WHAT NEEDS TO BE DONE
Retype all of the data exactly as given.

--- Begin INFORMATION SUPPLIED ---

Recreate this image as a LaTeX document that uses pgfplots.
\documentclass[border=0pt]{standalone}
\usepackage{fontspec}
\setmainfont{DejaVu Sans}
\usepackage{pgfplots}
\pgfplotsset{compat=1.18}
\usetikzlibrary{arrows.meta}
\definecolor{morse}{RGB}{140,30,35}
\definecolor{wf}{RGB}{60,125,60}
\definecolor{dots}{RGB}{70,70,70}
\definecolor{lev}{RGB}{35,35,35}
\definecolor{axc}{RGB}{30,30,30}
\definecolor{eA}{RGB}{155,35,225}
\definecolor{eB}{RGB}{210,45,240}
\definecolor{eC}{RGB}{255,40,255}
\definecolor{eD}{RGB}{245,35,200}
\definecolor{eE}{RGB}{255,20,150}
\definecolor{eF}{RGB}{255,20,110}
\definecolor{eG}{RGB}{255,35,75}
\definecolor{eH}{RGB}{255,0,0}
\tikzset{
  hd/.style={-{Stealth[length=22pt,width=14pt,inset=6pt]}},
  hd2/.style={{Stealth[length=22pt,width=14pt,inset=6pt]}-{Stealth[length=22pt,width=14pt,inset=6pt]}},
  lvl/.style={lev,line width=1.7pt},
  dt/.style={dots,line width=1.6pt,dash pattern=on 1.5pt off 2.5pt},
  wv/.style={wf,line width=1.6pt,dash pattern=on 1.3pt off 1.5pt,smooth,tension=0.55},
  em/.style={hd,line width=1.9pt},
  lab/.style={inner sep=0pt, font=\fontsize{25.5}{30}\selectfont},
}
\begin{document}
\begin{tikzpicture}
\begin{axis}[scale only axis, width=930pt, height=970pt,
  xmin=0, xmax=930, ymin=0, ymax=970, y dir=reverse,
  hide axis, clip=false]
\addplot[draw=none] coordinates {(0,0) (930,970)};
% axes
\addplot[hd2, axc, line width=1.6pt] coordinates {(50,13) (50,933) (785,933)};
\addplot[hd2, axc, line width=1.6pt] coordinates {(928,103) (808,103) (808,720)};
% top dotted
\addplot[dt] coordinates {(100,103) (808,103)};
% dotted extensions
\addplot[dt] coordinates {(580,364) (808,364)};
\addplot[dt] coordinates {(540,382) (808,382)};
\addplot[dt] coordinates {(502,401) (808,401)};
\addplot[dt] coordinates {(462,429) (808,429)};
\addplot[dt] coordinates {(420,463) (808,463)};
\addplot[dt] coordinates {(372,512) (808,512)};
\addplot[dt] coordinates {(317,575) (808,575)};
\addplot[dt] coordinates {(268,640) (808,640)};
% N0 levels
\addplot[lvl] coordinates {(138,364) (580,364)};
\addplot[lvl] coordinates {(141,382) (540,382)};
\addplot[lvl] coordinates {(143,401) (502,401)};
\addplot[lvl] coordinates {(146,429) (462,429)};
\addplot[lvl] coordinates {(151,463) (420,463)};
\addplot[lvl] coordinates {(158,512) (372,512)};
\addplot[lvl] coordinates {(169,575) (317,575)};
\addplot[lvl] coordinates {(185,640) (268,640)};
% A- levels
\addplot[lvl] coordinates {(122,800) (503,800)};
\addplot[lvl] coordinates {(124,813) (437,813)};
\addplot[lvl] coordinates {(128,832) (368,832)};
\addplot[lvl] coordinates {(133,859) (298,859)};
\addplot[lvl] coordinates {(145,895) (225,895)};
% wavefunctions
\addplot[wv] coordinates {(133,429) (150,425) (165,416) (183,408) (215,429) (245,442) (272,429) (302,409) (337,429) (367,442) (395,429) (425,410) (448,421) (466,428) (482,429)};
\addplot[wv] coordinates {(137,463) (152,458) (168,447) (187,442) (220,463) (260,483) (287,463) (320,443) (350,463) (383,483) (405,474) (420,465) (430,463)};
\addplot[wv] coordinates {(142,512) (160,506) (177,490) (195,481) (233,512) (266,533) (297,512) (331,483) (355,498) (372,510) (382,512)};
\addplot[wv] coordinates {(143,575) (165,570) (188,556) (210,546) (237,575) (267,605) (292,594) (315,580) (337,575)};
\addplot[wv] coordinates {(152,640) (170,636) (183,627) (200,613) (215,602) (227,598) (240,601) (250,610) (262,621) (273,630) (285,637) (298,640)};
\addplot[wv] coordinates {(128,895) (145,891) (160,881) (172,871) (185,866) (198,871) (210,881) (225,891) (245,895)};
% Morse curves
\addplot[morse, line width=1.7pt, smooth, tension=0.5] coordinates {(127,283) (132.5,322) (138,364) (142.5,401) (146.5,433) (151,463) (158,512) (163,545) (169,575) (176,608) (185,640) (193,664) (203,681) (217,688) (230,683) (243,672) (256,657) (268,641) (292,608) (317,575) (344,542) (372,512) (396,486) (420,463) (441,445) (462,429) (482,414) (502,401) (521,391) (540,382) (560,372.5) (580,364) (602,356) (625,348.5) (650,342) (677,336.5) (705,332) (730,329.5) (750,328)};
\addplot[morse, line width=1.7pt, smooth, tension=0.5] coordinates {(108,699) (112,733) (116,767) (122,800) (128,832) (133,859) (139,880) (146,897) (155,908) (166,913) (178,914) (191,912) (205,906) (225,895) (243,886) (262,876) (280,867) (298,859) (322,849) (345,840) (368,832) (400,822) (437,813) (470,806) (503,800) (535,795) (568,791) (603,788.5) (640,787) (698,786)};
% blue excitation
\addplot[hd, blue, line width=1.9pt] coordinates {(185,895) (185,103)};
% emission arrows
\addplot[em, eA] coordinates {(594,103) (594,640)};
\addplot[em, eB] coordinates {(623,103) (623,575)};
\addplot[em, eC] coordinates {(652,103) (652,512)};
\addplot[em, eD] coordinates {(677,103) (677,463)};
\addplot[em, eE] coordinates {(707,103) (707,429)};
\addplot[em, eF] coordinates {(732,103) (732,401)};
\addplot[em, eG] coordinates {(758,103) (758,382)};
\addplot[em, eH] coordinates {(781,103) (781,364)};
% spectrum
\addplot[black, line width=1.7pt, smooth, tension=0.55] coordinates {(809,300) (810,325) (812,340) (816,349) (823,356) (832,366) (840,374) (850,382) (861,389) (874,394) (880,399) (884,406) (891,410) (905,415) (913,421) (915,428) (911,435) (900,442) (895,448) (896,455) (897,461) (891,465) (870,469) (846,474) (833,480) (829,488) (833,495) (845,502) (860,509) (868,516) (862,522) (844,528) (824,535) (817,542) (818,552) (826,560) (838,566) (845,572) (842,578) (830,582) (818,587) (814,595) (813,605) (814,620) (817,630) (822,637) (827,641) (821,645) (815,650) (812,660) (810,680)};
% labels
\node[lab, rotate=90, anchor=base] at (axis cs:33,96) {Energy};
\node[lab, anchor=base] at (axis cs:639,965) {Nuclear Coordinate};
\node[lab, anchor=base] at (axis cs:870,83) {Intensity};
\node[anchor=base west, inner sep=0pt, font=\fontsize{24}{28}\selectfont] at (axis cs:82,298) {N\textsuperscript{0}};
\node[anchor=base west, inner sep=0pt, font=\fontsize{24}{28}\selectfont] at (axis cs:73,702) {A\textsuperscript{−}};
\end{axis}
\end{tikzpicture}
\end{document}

--- End INFORMATION SUPPLIED ---

COMPLETE RESPONSE
Recreate this image as a LaTeX document that uses pgfplots.
\documentclass[border=0pt]{standalone}
\usepackage{fontspec}
\setmainfont{DejaVu Sans}
\usepackage{pgfplots}
\pgfplotsset{compat=1.18}
\usetikzlibrary{arrows.meta}
\definecolor{morse}{RGB}{140,30,35}
\definecolor{wf}{RGB}{60,125,60}
\definecolor{dots}{RGB}{70,70,70}
\definecolor{lev}{RGB}{35,35,35}
\definecolor{axc}{RGB}{30,30,30}
\definecolor{eA}{RGB}{155,35,225}
\definecolor{eB}{RGB}{210,45,240}
\definecolor{eC}{RGB}{255,40,255}
\definecolor{eD}{RGB}{245,35,200}
\definecolor{eE}{RGB}{255,20,150}
\definecolor{eF}{RGB}{255,20,110}
\definecolor{eG}{RGB}{255,35,75}
\definecolor{eH}{RGB}{255,0,0}
\tikzset{
  hd/.style={-{Stealth[length=22pt,width=14pt,inset=6pt]}},
  hd2/.style={{Stealth[length=22pt,width=14pt,inset=6pt]}-{Stealth[length=22pt,width=14pt,inset=6pt]}},
  lvl/.style={lev,line width=1.7pt},
  dt/.style={dots,line width=1.6pt,dash pattern=on 1.5pt off 2.5pt},
  wv/.style={wf,line width=1.6pt,dash pattern=on 1.3pt off 1.5pt,smooth,tension=0.55},
  em/.style={hd,line width=1.9pt},
  lab/.style={inner sep=0pt, font=\fontsize{25.5}{30}\selectfont},
}
\begin{document}
\begin{tikzpicture}
\begin{axis}[scale only axis, width=930pt, height=970pt,
  xmin=0, xmax=930, ymin=0, ymax=970, y dir=reverse,
  hide axis, clip=false]
\addplot[draw=none] coordinates {(0,0) (930,970)};
% axes
\addplot[hd2, axc, line width=1.6pt] coordinates {(50,13) (50,933) (785,933)};
\addplot[hd2, axc, line width=1.6pt] coordinates {(928,103) (808,103) (808,720)};
% top dotted
\addplot[dt] coordinates {(100,103) (808,103)};
% dotted extensions
\addplot[dt] coordinates {(580,364) (808,364)};
\addplot[dt] coordinates {(540,382) (808,382)};
\addplot[dt] coordinates {(502,401) (808,401)};
\addplot[dt] coordinates {(462,429) (808,429)};
\addplot[dt] coordinates {(420,463) (808,463)};
\addplot[dt] coordinates {(372,512) (808,512)};
\addplot[dt] coordinates {(317,575) (808,575)};
\addplot[dt] coordinates {(268,640) (808,640)};
% N0 levels
\addplot[lvl] coordinates {(138,364) (580,364)};
\addplot[lvl] coordinates {(141,382) (540,382)};
\addplot[lvl] coordinates {(143,401) (502,401)};
\addplot[lvl] coordinates {(146,429) (462,429)};
\addplot[lvl] coordinates {(151,463) (420,463)};
\addplot[lvl] coordinates {(158,512) (372,512)};
\addplot[lvl] coordinates {(169,575) (317,575)};
\addplot[lvl] coordinates {(185,640) (268,640)};
% A- levels
\addplot[lvl] coordinates {(122,800) (503,800)};
\addplot[lvl] coordinates {(124,813) (437,813)};
\addplot[lvl] coordinates {(128,832) (368,832)};
\addplot[lvl] coordinates {(133,859) (298,859)};
\addplot[lvl] coordinates {(145,895) (225,895)};
% wavefunctions
\addplot[wv] coordinates {(133,429) (150,425) (165,416) (183,408) (215,429) (245,442) (272,429) (302,409) (337,429) (367,442) (395,429) (425,410) (448,421) (466,428) (482,429)};
\addplot[wv] coordinates {(137,463) (152,458) (168,447) (187,442) (220,463) (260,483) (287,463) (320,443) (350,463) (383,483) (405,474) (420,465) (430,463)};
\addplot[wv] coordinates {(142,512) (160,506) (177,490) (195,481) (233,512) (266,533) (297,512) (331,483) (355,498) (372,510) (382,512)};
\addplot[wv] coordinates {(143,575) (165,570) (188,556) (210,546) (237,575) (267,605) (292,594) (315,580) (337,575)};
\addplot[wv] coordinates {(152,640) (170,636) (183,627) (200,613) (215,602) (227,598) (240,601) (250,610) (262,621) (273,630) (285,637) (298,640)};
\addplot[wv] coordinates {(128,895) (145,891) (160,881) (172,871) (185,866) (198,871) (210,881) (225,891) (245,895)};
% Morse curves
\addplot[morse, line width=1.7pt, smooth, tension=0.5] coordinates {(127,283) (132.5,322) (138,364) (142.5,401) (146.5,433) (151,463) (158,512) (163,545) (169,575) (176,608) (185,640) (193,664) (203,681) (217,688) (230,683) (243,672) (256,657) (268,641) (292,608) (317,575) (344,542) (372,512) (396,486) (420,463) (441,445) (462,429) (482,414) (502,401) (521,391) (540,382) (560,372.5) (580,364) (602,356) (625,348.5) (650,342) (677,336.5) (705,332) (730,329.5) (750,328)};
\addplot[morse, line width=1.7pt, smooth, tension=0.5] coordinates {(108,699) (112,733) (116,767) (122,800) (128,832) (133,859) (139,880) (146,897) (155,908) (166,913) (178,914) (191,912) (205,906) (225,895) (243,886) (262,876) (280,867) (298,859) (322,849) (345,840) (368,832) (400,822) (437,813) (470,806) (503,800) (535,795) (568,791) (603,788.5) (640,787) (698,786)};
% blue excitation
\addplot[hd, blue, line width=1.9pt] coordinates {(185,895) (185,103)};
% emission arrows
\addplot[em, eA] coordinates {(594,103) (594,640)};
\addplot[em, eB] coordinates {(623,103) (623,575)};
\addplot[em, eC] coordinates {(652,103) (652,512)};
\addplot[em, eD] coordinates {(677,103) (677,463)};
\addplot[em, eE] coordinates {(707,103) (707,429)};
\addplot[em, eF] coordinates {(732,103) (732,401)};
\addplot[em, eG] coordinates {(758,103) (758,382)};
\addplot[em, eH] coordinates {(781,103) (781,364)};
% spectrum
\addplot[black, line width=1.7pt, smooth, tension=0.55] coordinates {(809,300) (810,325) (812,340) (816,349) (823,356) (832,366) (840,374) (850,382) (861,389) (874,394) (880,399) (884,406) (891,410) (905,415) (913,421) (915,428) (911,435) (900,442) (895,448) (896,455) (897,461) (891,465) (870,469) (846,474) (833,480) (829,488) (833,495) (845,502) (860,509) (868,516) (862,522) (844,528) (824,535) (817,542) (818,552) (826,560) (838,566) (845,572) (842,578) (830,582) (818,587) (814,595) (813,605) (814,620) (817,630) (822,637) (827,641) (821,645) (815,650) (812,660) (810,680)};
% labels
\node[lab, rotate=90, anchor=base] at (axis cs:33,96) {Energy};
\node[lab, anchor=base] at (axis cs:639,965) {Nuclear Coordinate};
\node[lab, anchor=base] at (axis cs:870,83) {Intensity};
\node[anchor=base west, inner sep=0pt, font=\fontsize{24}{28}\selectfont] at (axis cs:82,298) {N\textsuperscript{0}};
\node[anchor=base west, inner sep=0pt, font=\fontsize{24}{28}\selectfont] at (axis cs:73,702) {A\textsuperscript{−}};
\end{axis}
\end{tikzpicture}
\end{document}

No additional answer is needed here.